15 Nov Do we get the exemption when we sell our Jersey home?
Photo: pixabay.comQ. My wife and I have owned and lived in our present home in New Jersey since 1996. We also own a vacation home in Florida and we plan to move there, but first we are doing renovations to the New Jersey home before we sell it. We will spend the winter months in Florida, then sell the Jersey home in the spring with a gain of around $170,000. If we become residents of Florida before we sell the Jersey home, do we still qualify using the “test” of living in the house for two out of the five preceding years, thereby qualifying us for the capital gain exemption?
— Making plans
A. Congrats on the big decision, but New Jersey is sorry to lose you.
Prior to a law change in the late 1990s, it was unclear for taxpayers in your situation who own multiple residences whether they qualified to exclude the gain from the sale of their longtime principal residence when it was on the market and the taxpayer had moved into another residence.
Often the former principal residence was rented while on the market to produce cash flow, which potentially tainted the residence as far as claiming an exclusion for the gain realized upon sale, said Neil Becourtney, a certified public accountant and tax partner with CohnReznick in Holmdel.

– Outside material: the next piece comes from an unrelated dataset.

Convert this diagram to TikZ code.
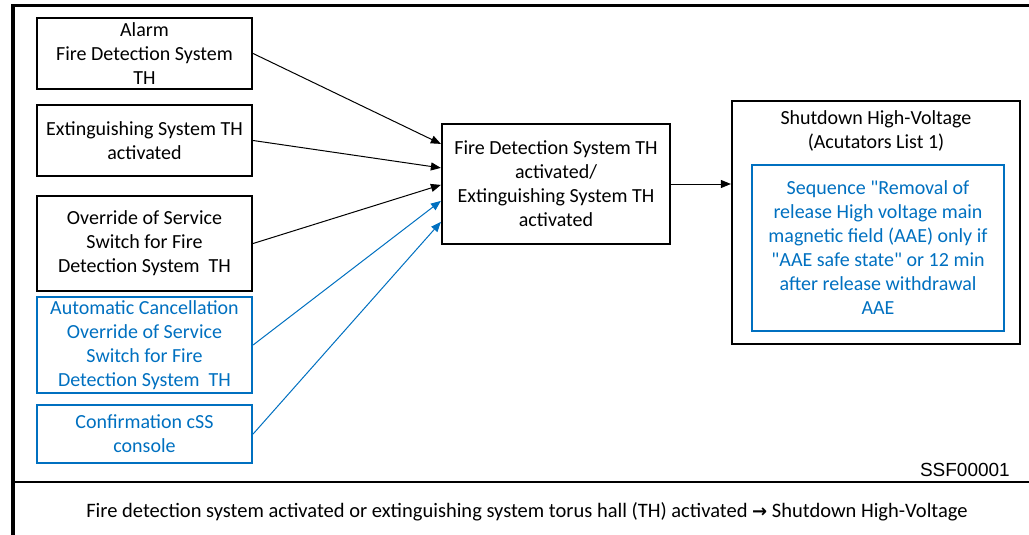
\documentclass[tikz,border=0pt]{standalone}
\usepackage{fontspec}
\setmainfont{Carlito}[Ligatures=TeXOff]
\newfontfamily\arialfont{Liberation Sans}
\newfontfamily\djv{DejaVu Sans}
\usetikzlibrary{arrows.meta,calc}
\definecolor{msblue}{RGB}{0,112,192}
\begin{document}
\begin{tikzpicture}[x=1pt,y=-1pt,
  every node/.style={font=\fontsize{20}{24}\selectfont,align=center},
  bbox/.style={draw=black,line width=2.2pt,rectangle,inner sep=0pt,align=center},
  bluebox/.style={draw=msblue,text=msblue,line width=2.2pt,rectangle,inner sep=0pt,align=center},
  conn/.style={line width=1pt,-{Triangle[length=10pt,width=8pt]}},
  bconn/.style={conn,draw=msblue,color=msblue}]
\useasboundingbox (0,0) rectangle (1029,535);
% frame
\draw[line width=3.5pt] (13,535) -- (13,5.5) -- (1035,5.5);
\draw[line width=2.5pt] (13,482) -- (1035,482);
% left boxes
\node[bbox,minimum width=215pt,minimum height=71pt] (b1) at (144.5,53.5) {Alarm\\Fire Detection System\\TH};
\node[bbox,minimum width=215pt,minimum height=71pt] (b2) at (144.5,140.5) {Extinguishing System TH\\activated};
\node[bbox,minimum width=215pt,minimum height=95pt] (b3) at (144.5,243.5) {Override of Service\\Switch for Fire\\Detection System\ \ TH};
\node[bluebox,minimum width=215pt,minimum height=96pt] (b4) at (144.5,345) {Automatic Cancellation\\Override of Service\\Switch for Fire\\Detection System\ \ TH};
\node[bluebox,minimum width=215pt,minimum height=58pt] (b5) at (144.5,434) {Confirmation cSS\\console};
% middle
\node[bbox,minimum width=228pt,minimum height=120pt] (mid) at (556,184) {Fire Detection System TH\\activated/\\Extinguishing System TH\\activated};
% right
\node[bbox,minimum width=288pt,minimum height=243pt] (right) at (876,222.5) {};
\node (rtitle) at (876,131) {Shutdown High-Voltage\\(Acutators List 1)};
\node[bluebox,minimum width=252pt,minimum height=166pt] (inner) at (878,248) {Sequence "Removal of\\release High voltage main\\magnetic field (AAE) only if\\"AAE safe state" or 12 min\\after release withdrawal\\AAE};
% connectors
\draw[conn] (b1.east) -- ($(mid.north west)+(0,21)$);
\draw[conn] (b2.east) -- ($(mid.north west)+(0,45)$);
\draw[conn] (b3.east) -- ($(mid.north west)+(0,62)$);
\draw[bconn] (b4.east) -- ($(mid.north west)+(0,78)$);
\draw[bconn] (b5.east) -- ($(mid.north west)+(0,99)$);
\draw[conn] (mid.east) -- (right.west |- mid.east);
% labels
\node[anchor=south east,font=\arialfont\fontsize{19}{22}\selectfont,inner sep=0pt] (ssf) at (1010,477) {SSF00001};
\node[font=\fontsize{20.5}{24}\selectfont] (cap) at (527,512) {Fire detection system activated or extinguishing system torus hall (TH) activated {\djv\bfseries\fontsize{18}{20}\selectfont →} Shutdown High-Voltage};
\end{tikzpicture}
\end{document}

Current law makes the question clearer.
This provides an exclusion from gain of up to $250,000 for all sellers, or $500,000 if your filing status is married jointly, if during the five year period ending on the date of sale the residence was both owned and used by the taxpayer for a period aggregating two or more years.
What this means is that a taxpayer can move out of their longtime residence and as long as they sell that residence within three years, they qualify for the gain exclusion.
“When a taxpayer owns multiple residences, rather than counting specific days for determining use of a residence, a ‘majority of the year’ test is utilized to determine which residence constitutes the principal one,” Becourtney said.
In your situation, you indicate that you intend to become a Florida resident as of the start of 2020. You intend to put your New Jersey residence up for sale next spring.
“You will have until the end of 2022 to sell the New Jersey residence to meet the ‘two out of the preceding five years’ requirement for excluding your gain of approximately $170,000 before closing costs are considered,” he said.